Attraverso una identità fittizia, promuoveva sul web e sui social network una Iptv illegale, utilizzata per trasmettere palinsesti, serie televisive e altri contenuti d’intrattenimento delle principali piattaforme di streaming.
Un servizio del quale usufruivano oltre 6mila utenti, che pagavano un abbonamento mensile di 10 euro mensili, 80 euro annuali. I finanzieri del nucleo di Polizia economico-finanziaria di Napoli, in collaborazione con il Nucleo speciale Tutela Privacy e Frodi tecnologiche di Roma, hanno eseguito un’ordinanza applicativa di misure cautelari emessa dal gip del Tribunale di Napoli nei confronti di tre persone, gravemente indiziate di aver preso parte, a vario titolo, ad un’associazione per delinquere diretta a realizzare plurimi delitti in materia di diritto d’autore e di reinvestimento dei relativi proventi illeciti, il cui promotore è risultato coinvolto, inoltre, nella commercializzazione di video e foto pedopornografici, che venivano venduti via Whatsapp con tanto di listino prezzi e un conto dedicato. Nei confronti di quest’ultimo è stata disposta la custodia cautelare in carcere, mentre i due complici sono stati sottoposti all’obbligo di presentazione quotidiana alla polizia giudiziaria.
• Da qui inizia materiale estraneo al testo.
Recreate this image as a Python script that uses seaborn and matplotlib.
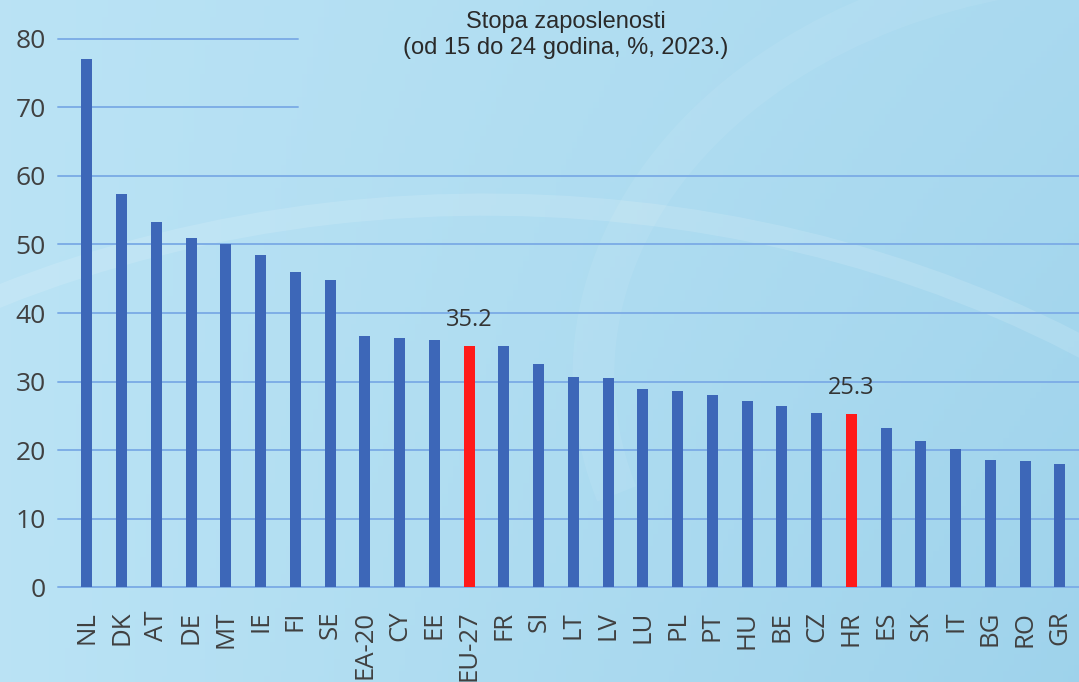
import matplotlib
matplotlib.use('Agg')
import matplotlib.pyplot as plt
import matplotlib.patches as mpatches
import numpy as np
import pandas as pd
import seaborn as sns

# data
countries = ['NL', 'DK', 'AT', 'DE', 'MT', 'IE', 'FI', 'SE', 'EA-20', 'CY', 'EE', 'EU-27',
             'FR', 'SI', 'LT', 'LV', 'LU', 'PL', 'PT', 'HU', 'BE', 'CZ', 'HR', 'ES', 'SK',
             'IT', 'BG', 'RO', 'GR']
rates = [77.1, 57.3, 53.3, 51.0, 50.0, 48.4, 46.0, 44.8, 36.6, 36.3, 36.0, 35.2,
         35.2, 32.5, 30.6, 30.5, 28.9, 28.6, 28.0, 27.1, 26.4, 25.4, 25.3, 23.3, 21.4,
         20.2, 18.5, 18.4, 18.0]
highlight = {'EU-27': '35.2', 'HR': '25.3'}
y_ticks = [0, 10, 20, 30, 40, 50, 60, 70, 80]

df = pd.DataFrame({'country': countries, 'rate': rates})
blue = '#3d67b8'
red = '#ff1a1a'
palette = {c: (red if c in highlight else blue) for c in countries}

sns.set_style('white')
plt.rcParams['font.family'] = ['Open Sans', 'DejaVu Sans']

fig = plt.figure(figsize=(10.79, 6.82), dpi=100)

# background gradient + faint swirl
bg = fig.add_axes([0, 0, 1, 1], zorder=0)
xx, yy = np.meshgrid(np.linspace(0, 1, 200), np.linspace(0, 1, 120))
light = np.array([0.73, 0.89, 0.96])
dark = np.array([0.61, 0.82, 0.92])
t = np.clip(0.55 * xx + 0.35 * yy * xx, 0, 1)[..., None]
img = light * (1 - t) + dark * t
bg.imshow(img, extent=[0, 1, 0, 1], aspect='auto', origin='upper')
bg.add_patch(mpatches.Arc((0.45, -0.55), 2.0, 2.5, theta1=30, theta2=170,
                          color='white', alpha=0.13, lw=16, transform=bg.transAxes))
bg.add_patch(mpatches.Arc((1.05, 0.45), 1.0, 1.2, theta1=90, theta2=200,
                          color='white', alpha=0.07, lw=30, transform=bg.transAxes))
bg.set_xlim(0, 1)
bg.set_ylim(0, 1)
bg.axis('off')

ax = fig.add_axes([0.0538, 0.139, 0.9462, 0.804], zorder=1)
ax.set_facecolor('none')

# grid lines (the top two stop short under the title)
for v in y_ticks:
    if v >= 70:
        ax.axhline(v, xmin=0, xmax=0.235, color='#7eaee6', lw=1.4, zorder=0, clip_on=False)
    else:
        ax.axhline(v, color='#7eaee6', lw=1.4, zorder=0, clip_on=False)

sns.barplot(data=df, x='country', y='rate', hue='country', palette=palette,
            width=0.32, legend=False, ax=ax, zorder=2, saturation=1, linewidth=0)

for i, c in enumerate(countries):
    if c in highlight:
        ax.text(i, rates[i] + 2.0, highlight[c], ha='center', va='bottom',
                fontsize=17, color='#333333')

ax.set_xlim(-0.83, 28.55)
ax.set_ylim(0, 80)
ax.set_yticks(y_ticks)
ax.tick_params(axis='y', labelsize=19, labelcolor='#404040', length=0, pad=9)
ax.tick_params(axis='x', labelsize=18.5, labelcolor='#404040', length=0, pad=17,
               labelrotation=90)
ax.set_xlabel('')
ax.set_ylabel('')
for s in ax.spines.values():
    s.set_visible(False)

fig.text(0.524, 0.949, 'Stopa zaposlenosti\n(od 15 do 24 godina, %, 2023.)',
         ha='center', va='center', fontsize=17, color='#2a2a2a',
         family=['Liberation Sans', 'DejaVu Sans'], linespacing=1.25)

fig.savefig('out.png', dpi=100)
Ai clienti che hanno fruito dello streaming illegale saranno irrogate sanzioni amministrative comprese tra 150 e 5mila euro.
Le indagini dirette dalla Procura di Napoli, terza Sezione Criminalità economica, hanno consentito di accertare che il promotore del sodalizio si avvaleva di due complici i quali reclutavano i clienti e fornivano loro assistenza. Complessivamente, sono stati identificati oltre 6mila utenti privati che avrebbero fatto accesso ai contenuti multimediali non autorizzati attraverso 46 siti web, di cui 19 inibiti nel corso delle indagini e 27 sequestrati. Tra questi ultimi, figura anche il “sito madre”, ossia il link che, mediante un complesso sistema di reindirizzamento, portava gli utenti ad un nuovo indirizzo web quando la pagina originale non era più esistente in rete. Nel primo periodo di operatività del sodalizio, il prezzo degli abbonamenti veniva pagato in contanti o mediante accrediti su conti italiani ed esteri. Successivamente, circa 2mila utenti avrebbero eseguito pagamenti in criptovaluta confluiti su 64 wallet digitali, anch’essi sequestrati.
La Iptv “pirata” avrebbe generato un giro di affari ammontante, in soli quattro anni, a oltre 850mila euro.
Il principale indagato, che non ha mai presentato la dichiarazione dei redditi, avrebbe utilizzato la Iptv anche per diffondere canali per adulti. Inoltre, nel corso della perquisizione eseguita nella sua abitazione, sono stati trovati circa 1.600 file pedopornografici che venivano commercializzati su più gruppi Whatsapp utilizzando un apposito listino prezzi e un conto dedicato.
Per ricercare e categorizzare tali file è stata adottata un’innovativa attività di analisi forense consistita nel confrontare le tracce informatiche presenti sui filmati dei minori con i codici hash che, in ambito internazionale, erano risultati già classificati quale materiale pedopornografico.
Nel corso delle perquisizioni sono state sequestrate, inoltre, una sala server abusiva e moderni apparati informatici in grado di generare valute virtuali, nonché sostanza stupefacente derivata dalla cannabis che il principale indagato era solito produrre all’interno di una serra indoor (attrezzata con irrogatore, luci e termostato), ubicata negli stessi locali adibiti a centrale della Iptv.